Ia meyakini, beratnya pemilu serentak 2019 tidak hanya dirasakan Partai Nasdem dan Golkar, tetapi juga partai lain. Paloh pun berharap agar pilkada dan pilpres dilakukan terpisah.

"Maka seyogyanya kami berharap mungkin tetap terpisah yaitu pemilu legislatif terlebih dahulu terlepas barangkali diberikan kesempatan beberapa bulan, baru pelaksanaan Pemilu Pilpres," ujarnya.

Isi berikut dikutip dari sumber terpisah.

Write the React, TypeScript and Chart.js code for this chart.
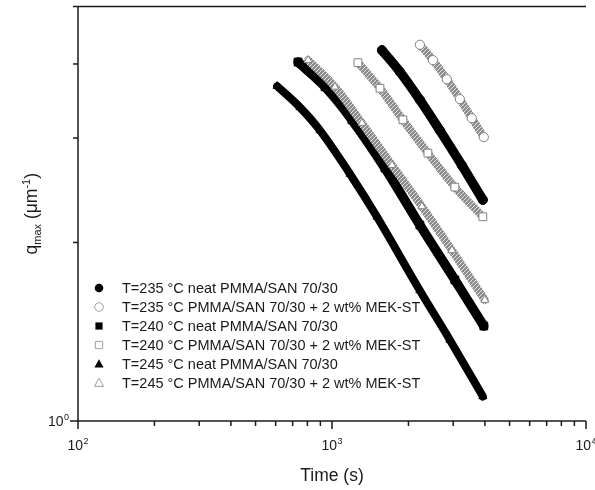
import React, { useEffect, useRef } from 'react';
import { Chart, registerables } from 'chart.js';

Chart.register(...registerables);

// ---- data (time in s, q_max in µm^-1) ----
const seriesLabels = [
  'T=235 °C neat PMMA/SAN 70/30',
  'T=235 °C PMMA/SAN 70/30 + 2 wt% MEK-ST',
  'T=240 °C neat PMMA/SAN 70/30',
  'T=240 °C PMMA/SAN 70/30 + 2 wt% MEK-ST',
  'T=245 °C neat PMMA/SAN 70/30',
  'T=245 °C PMMA/SAN 70/30 + 2 wt% MEK-ST',
];

const t235NeatX = [1573, 1851, 2218, 2659, 3245, 3925];
const t235NeatY = [4.22, 3.88, 3.48, 3.09, 2.70, 2.36];

const t235MekX = [2218, 2496, 2833, 3187, 3552, 3960];
const t235MekY = [4.31, 4.06, 3.77, 3.49, 3.24, 3.01];

const t240NeatX = [735, 939, 1198, 1616, 2218, 3045, 3960];
const t240NeatY = [4.03, 3.66, 3.22, 2.67, 2.14, 1.73, 1.446];

const t240MekX = [1265, 1545, 1902, 2385, 3045, 3925];
const t240MekY = [4.02, 3.64, 3.22, 2.83, 2.48, 2.21];

const t245NeatX = [608, 748, 897, 1177, 1503, 2218, 2911, 3925];
const t245NeatY = [3.67, 3.38, 3.09, 2.61, 2.21, 1.66, 1.37, 1.10];

const t245MekX = [805, 1027, 1312, 1722, 2259, 2965, 3997];
const t245MekY = [4.06, 3.66, 3.18, 2.70, 2.30, 1.94, 1.60];

const xMajorTicks = [100, 1000, 10000];
const xMinorMultipliers = [2, 3, 4, 5, 6, 7, 8, 9];
const yMajorTicks = [1];
const yMinorTicks = [2, 3, 4, 5];
const xRange = [100, 10000];
const yRange = [1, 5];

const xTitle = 'Time (s)';

const FONT = '"Liberation Sans", Arial, Helvetica, sans-serif';
const BLACK = '#000000';
const GREY_EDGE = '#858585';

type Style = 'circle' | 'rect' | 'triangle';
const seriesStyles: { style: Style; filled: boolean }[] = [
  { style: 'circle', filled: true },
  { style: 'circle', filled: false },
  { style: 'rect', filled: true },
  { style: 'rect', filled: false },
  { style: 'triangle', filled: true },
  { style: 'triangle', filled: false },
];

const seriesX = [t235NeatX, t235MekX, t240NeatX, t240MekX, t245NeatX, t245MekX];
const seriesY = [t235NeatY, t235MekY, t240NeatY, t240MekY, t245NeatY, t245MekY];

function drawMarker(ctx: CanvasRenderingContext2D, style: Style, filled: boolean, x: number, y: number) {
  ctx.save();
  ctx.beginPath();
  if (style === 'circle') {
    ctx.arc(x, y, 4.3, 0, Math.PI * 2);
  } else if (style === 'rect') {
    ctx.rect(x - 3.6, y - 3.6, 7.2, 7.2);
  } else {
    ctx.moveTo(x, y - 4.8);
    ctx.lineTo(x + 4.6, y + 3.4);
    ctx.lineTo(x - 4.6, y + 3.4);
    ctx.closePath();
  }
  if (filled) {
    ctx.fillStyle = BLACK;
    ctx.fill();
  } else {
    ctx.fillStyle = '#ffffff';
    ctx.fill();
    ctx.strokeStyle = '#a0a0a0';
    ctx.lineWidth = 1;
    ctx.stroke();
  }
  ctx.restore();
}

function drawPow(ctx: CanvasRenderingContext2D, base: string, exp: string, x: number, yBase: number, align: 'center' | 'right') {
  ctx.font = `14px ${FONT}`;
  const wb = ctx.measureText(base).width;
  ctx.font = `9px ${FONT}`;
  const we = ctx.measureText(exp).width;
  const total = wb + we + 0.5;
  const x0 = align === 'center' ? x - total / 2 : x - total;
  ctx.textAlign = 'left';
  ctx.textBaseline = 'alphabetic';
  ctx.fillStyle = '#1a1a1a';
  ctx.font = `14px ${FONT}`;
  ctx.fillText(base, x0, yBase);
  ctx.font = `9px ${FONT}`;
  ctx.fillText(exp, x0 + wb + 0.5, yBase - 6);
}

type Part = { t: string; size: number; dy: number };
function drawRich(ctx: CanvasRenderingContext2D, parts: Part[], cx: number, yBase: number) {
  let total = 0;
  const widths = parts.map((p) => {
    ctx.font = `${p.size}px ${FONT}`;
    const w = ctx.measureText(p.t).width;
    total += w;
    return w;
  });
  let x = cx - total / 2;
  ctx.textAlign = 'left';
  ctx.textBaseline = 'alphabetic';
  ctx.fillStyle = '#1a1a1a';
  parts.forEach((p, i) => {
    ctx.font = `${p.size}px ${FONT}`;
    ctx.fillText(p.t, x, yBase + p.dy);
    x += widths[i];
  });
}

const overlayPlugin = {
  id: 'overlay',
  afterDraw(chart: any) {
    const ctx: CanvasRenderingContext2D = chart.ctx;
    const a = chart.chartArea;
    const xs = chart.scales.x;
    const ys = chart.scales.y;
    ctx.save();
    ctx.strokeStyle = '#1a1a1a';
    ctx.lineWidth = 1.5;
    const seg = (x1: number, y1: number, x2: number, y2: number) => {
      ctx.beginPath();
      ctx.moveTo(x1, y1);
      ctx.lineTo(x2, y2);
      ctx.stroke();
    };
    // frame
    seg(a.left, a.top, a.left, a.bottom);
    seg(a.left, a.bottom, a.right, a.bottom);
    seg(a.left, a.top, a.right, a.top);

    // x ticks
    xMajorTicks.forEach((v, i) => {
      const px = xs.getPixelForValue(v);
      seg(px, a.bottom, px, a.bottom + 8);
      drawPow(ctx, '10', String(Math.round(Math.log10(v))), px, 450, 'center');
      if (i < xMajorTicks.length - 1) {
        xMinorMultipliers.forEach((m) => {
          const mx = xs.getPixelForValue(v * m);
          seg(mx, a.bottom, mx, a.bottom + 5);
        });
      }
    });
    // y ticks
    yMajorTicks.forEach((v) => {
      const py = ys.getPixelForValue(v);
      seg(a.left - 8, py, a.left, py);
      drawPow(ctx, '10', String(Math.round(Math.log10(v))), a.left - 9, py + 5, 'right');
    });
    yMinorTicks.forEach((v) => {
      const py = ys.getPixelForValue(v);
      seg(a.left - 5, py, a.left, py);
    });

    // axis titles
    ctx.font = `17.5px ${FONT}`;
    ctx.fillStyle = '#1a1a1a';
    ctx.textAlign = 'center';
    ctx.textBaseline = 'alphabetic';
    ctx.fillText(xTitle, (a.left + a.right) / 2, 481);

    ctx.save();
    ctx.translate(37, (a.top + a.bottom) / 2);
    ctx.rotate(-Math.PI / 2);
    drawRich(
      ctx,
      [
        { t: 'q', size: 17.5, dy: 0 },
        { t: 'max', size: 11, dy: 4 },
        { t: ' (\u03bcm', size: 17.5, dy: 0 },
        { t: '-1', size: 11, dy: -7 },
        { t: ')', size: 17.5, dy: 0 },
      ],
      0,
      0
    );
    ctx.restore();

    // legend
    seriesLabels.forEach((label, i) => {
      const ly = 288 + 19 * i;
      drawMarker(ctx, seriesStyles[i].style, seriesStyles[i].filled, 99, ly);
      ctx.font = `14.5px ${FONT}`;
      ctx.fillStyle = '#1a1a1a';
      ctx.textAlign = 'left';
      ctx.textBaseline = 'middle';
      ctx.fillText(label, 122, ly + 1);
    });
    ctx.restore();
  },
};

function makeHatch(): CanvasPattern | string {
  const c = document.createElement('canvas');
  c.width = 4;
  c.height = 4;
  const g = c.getContext('2d');
  if (!g) return '#a0a0a0';
  g.fillStyle = '#8c8c8c';
  g.fillRect(0, 0, 4, 4);
  g.strokeStyle = '#e6e6e6';
  g.lineWidth = 1;
  g.beginPath();
  g.moveTo(-1, 5);
  g.lineTo(5, -1);
  g.stroke();
  return g.createPattern(c, 'repeat') || '#a0a0a0';
}

export default function App() {
  const canvasRef = useRef<HTMLCanvasElement | null>(null);

  useEffect(() => {
    document.body.style.margin = '0';
    const canvas = canvasRef.current;
    if (!canvas) return;
    const hatch = makeHatch();

    const datasets = seriesLabels.map((label, i) => {
      const st = seriesStyles[i];
      const filled = st.filled;
      return {
        label,
        data: seriesX[i].map((x, j) => ({ x, y: seriesY[i][j] })),
        showLine: true,
        tension: 0.35,
        borderColor: filled ? BLACK : hatch,
        borderWidth: filled ? (st.style === 'triangle' ? 8 : 9.5) : 8,
        borderCapStyle: 'round' as const,
        pointStyle: st.style,
        pointRadius: st.style === 'rect' ? 5.5 : 4.6,
        pointBackgroundColor: filled ? BLACK : '#ffffff',
        pointBorderColor: filled ? BLACK : GREY_EDGE,
        pointBorderWidth: 1,
        order: seriesLabels.length - i,
      };
    });

    const chart = new Chart(canvas, {
      type: 'scatter',
      data: { datasets },
      options: {
        responsive: false,
        animation: false,
        devicePixelRatio: 1,
        layout: { padding: { top: 6, right: 9, left: 0, bottom: 0 } },
        plugins: {
          legend: { display: false },
          tooltip: { enabled: false },
        },
        scales: {
          x: {
            type: 'logarithmic',
            min: xRange[0],
            max: xRange[1],
            grid: { display: false },
            border: { display: false },
            ticks: { display: false },
            afterFit: (s: any) => {
              s.height = 69;
            },
          },
          y: {
            type: 'logarithmic',
            min: yRange[0],
            max: yRange[1],
            grid: { display: false },
            border: { display: false },
            ticks: { display: false },
            afterFit: (s: any) => {
              s.width = 78;
            },
          },
        },
      },
      plugins: [overlayPlugin],
    } as any);

    return () => chart.destroy();
  }, []);

  return (
    <div style={{ position: 'absolute', left: 0, top: 0, width: 595, height: 490 }}>
      <canvas ref={canvasRef} width={595} height={490} style={{ display: 'block' }} />
    </div>
  );
}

Ia menganggap adanya putusan MK tersebut menjadi pekerjaan rumah bagi partai peserta pemilu. Oleh karena itu, fraksi Nasdem dan Golkar bakal mengajak duduk bersama dengan fraksi partai politik lain di DPR untuk memikirkan solusi yang terbaik dalam situasi tersebut.

Sebelumnya MK menolak permohonan Perkumpulan untuk Pemilu dan Demokrasi (Perludem) terkait pemisahan pemilihan umum (pemilu) antara nasional (Pilpres, Pileg DPR dan DPD) dan lokal (kepala daerah dan DPRD). Permohonan perkara nomor 55/PUU-XVII/2019 itu terkait uji materi Undang-Undang tentang Pemilu dan UU tentang Pilkada.

"Amar putusan, mengadili dalam provisi menolak permohonan provisi pemohon dalam pokok permohonan menolak permohonan pemohon untuk seluruhnya," ujar Ketua Majelis Hakim Konstitusi Anwar Usman dalam sidang pembacaan putusan di gedung MK, Jakarta Pusat, Rabu (26/2) lalu.

Dalam pertimbangannya, anggota Majelis Hakim Konstitusi Saldi Isra mengatakan, permohonan itu ditolak karena MK tak berwenang menentukan satu desain pemilu, bahkan berpotensi menimbulkan permasalahan dalam pelaksanaannya. Sebab, putusan MK bersifat akhir dan mengikat.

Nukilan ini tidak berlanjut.